As far as aviation policies in India are concerned, 85-88 per cent of the risk is reinsured with foreign reinsurance companies as the capacity of domestic general insurers is limited.
Air India, whose policy begins from October 1 every year, went for a cover of around $9.1 billion, compared to the earlier one of $8.9 billion. While ICICI Lombard General Insurance is the lead insurer, the share of the four government-owned general insurers — New India Insurance, Oriental Insurance, National Insurance and United India Insurance — is 40 per cent of the premium. Consequently, 60 per cent of the risk is borne by ICICI Lombard, with the rest being equally shared by the four general insurers. Run by the National Aviation Company of India Ltd, Air India is the largest airline operator in India.
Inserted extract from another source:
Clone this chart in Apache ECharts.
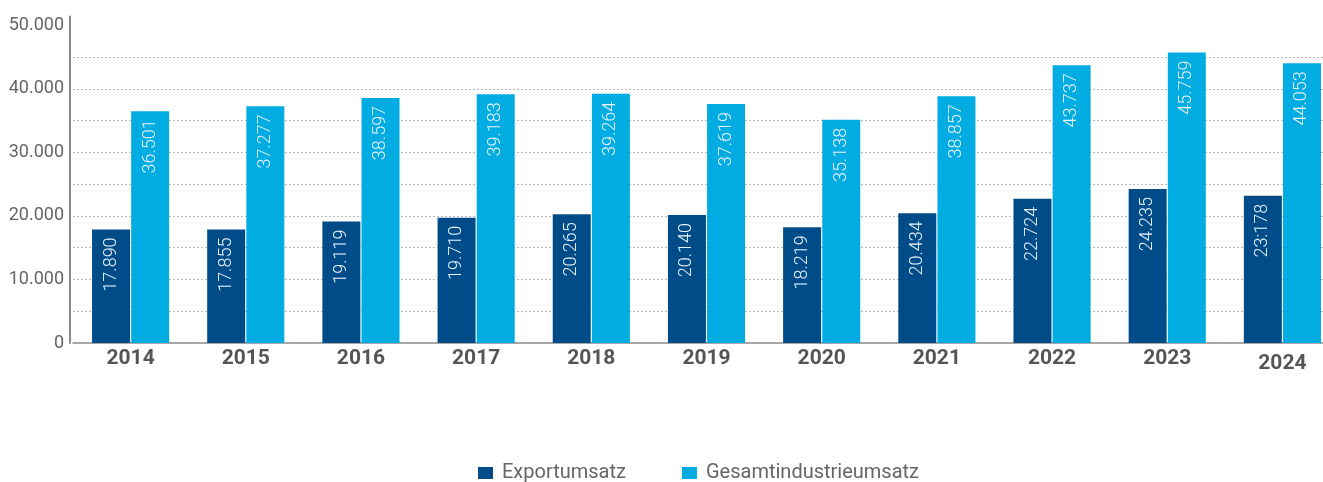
<!DOCTYPE html>
<html><head><meta charset="utf-8">
<script src="https://cdn.jsdelivr.net/npm/echarts@6/dist/echarts.min.js"></script>
<style>html,body{margin:0;padding:0;background:#fff;overflow:hidden}#c{width:1340px;height:482px}</style>
</head><body><div id="c"></div>
<script>
const years = ['2014','2015','2016','2017','2018','2019','2020','2021','2022','2023','2024'];
const exportValues = [17890,17855,19119,19710,20265,20140,18219,20434,22724,24235,23178];
const totalValues = [36501,37277,38597,39183,39264,37619,35138,38857,43737,45759,44053];
const gridValues = [5000,10000,15000,20000,25000,30000,35000,40000,45000];
const seriesNames = ['Exportumsatz','Gesamtindustrieumsatz'];
const labelOverrides = {'2024-0':'23:178'};

const fmt = v => String(v).replace(/\B(?=(\d{3})+(?!\d))/g, '.');
const FONT = 'Roboto, "Noto Sans", sans-serif';
const chart = echarts.init(document.getElementById('c'));
const lbl = {show:true, position:'insideTop', rotate:90, align:'right', verticalAlign:'middle',
  distance:8, color:'#e8f3fb', fontSize:18, fontFamily:FONT, fontWeight:300};
function mk(vals, si){
  return vals.map((v,i)=>{
    const key = years[i]+'-'+si;
    return {value:v, label:{formatter: labelOverrides[key] || fmt(v)}};
  });
}
chart.setOption({
  animation:false,
  textStyle:{fontFamily:FONT},
  grid:{left:73, right:0, top:16.6, bottom:139, containLabel:false},
  legend:{left:473, top:458, itemWidth:15, itemHeight:12, itemGap:56, icon:'rect',
    textStyle:{fontSize:20, color:'#666', fontFamily:FONT, padding:[0,0,0,4]},
    data:seriesNames},
  xAxis:{type:'category', data:years,
    axisLine:{lineStyle:{color:'#8c8c8c', width:1.5}}, axisTick:{show:false},
    axisLabel:{interval:0, margin:5, fontSize:21, fontWeight:'bold', color:'#555', fontFamily:FONT,
      formatter: v => v==='2024' ? '{low|'+v+'}' : v,
      rich:{low:{fontSize:21, fontWeight:'bold', color:'#555', fontFamily:FONT, padding:[5,0,0,0]}}}},
  yAxis:{type:'value', min:0, max:51400, interval:10000, offset:3,
    axisLine:{show:true, lineStyle:{color:'#8c8c8c', width:2}}, axisTick:{show:false},
    splitLine:{show:false},
    axisLabel:{margin:6, fontSize:18, color:'#666', fontFamily:FONT,
      formatter: v => (v % 10000 === 0 ? fmt(v) : '')}},
  series:[
    {name:seriesNames[0], type:'bar', data:mk(exportValues,0), barWidth:38, barGap:'3%',
     itemStyle:{color:'#004c89'}, label:lbl, z:3,
     markLine:{silent:true, symbol:'none', label:{show:false},
       lineStyle:{type:[2,2], color:'#b8b8b8', width:1},
       data:gridValues.map(v=>({yAxis:v})), z:1}},
    {name:seriesNames[1], type:'bar', data:mk(totalValues,1), barWidth:38, barGap:'3%',
     itemStyle:{color:'#00ace2'}, label:lbl, z:3}
  ]
});
</script></body></html>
“Apart from an increase in fleet size, the Mangalore crash played a major role in the increase in premiums and the cover,” said a general insurance official.
With a fleet of 97 aircraft, including its low-cost air service JetLite, Jet Airways is the second largest operator in India.
“Jet Airways has been our client since 1994-95. Its present policy expires next month. We are negotiating over next year’s policy and are yet to finalise the terms and conditions,” said an official at Oriental Insurance.
Without divulging details, he added the premiums would be based on the claims, on-time performance and fleet conditions of the company.
“Jet is highly efficient in terms of its management and operation of fleet. So, apart from the prices quoted in the reinsurance market, the extent of increase in premiums will be linked to that,” the official added.
The policy would cover three types of risks — aviation hull, terror and war cover, and insurance deductibles, the broker added.
Aviation hull or the basic cover includes aircraft, engines, third-party liabilities, baggages and cargo. Deductible is the amount of money the insured party must pay before the insurance company’s own coverage plan begins. The terror and war policy covers emergency risks like war or terror incidents.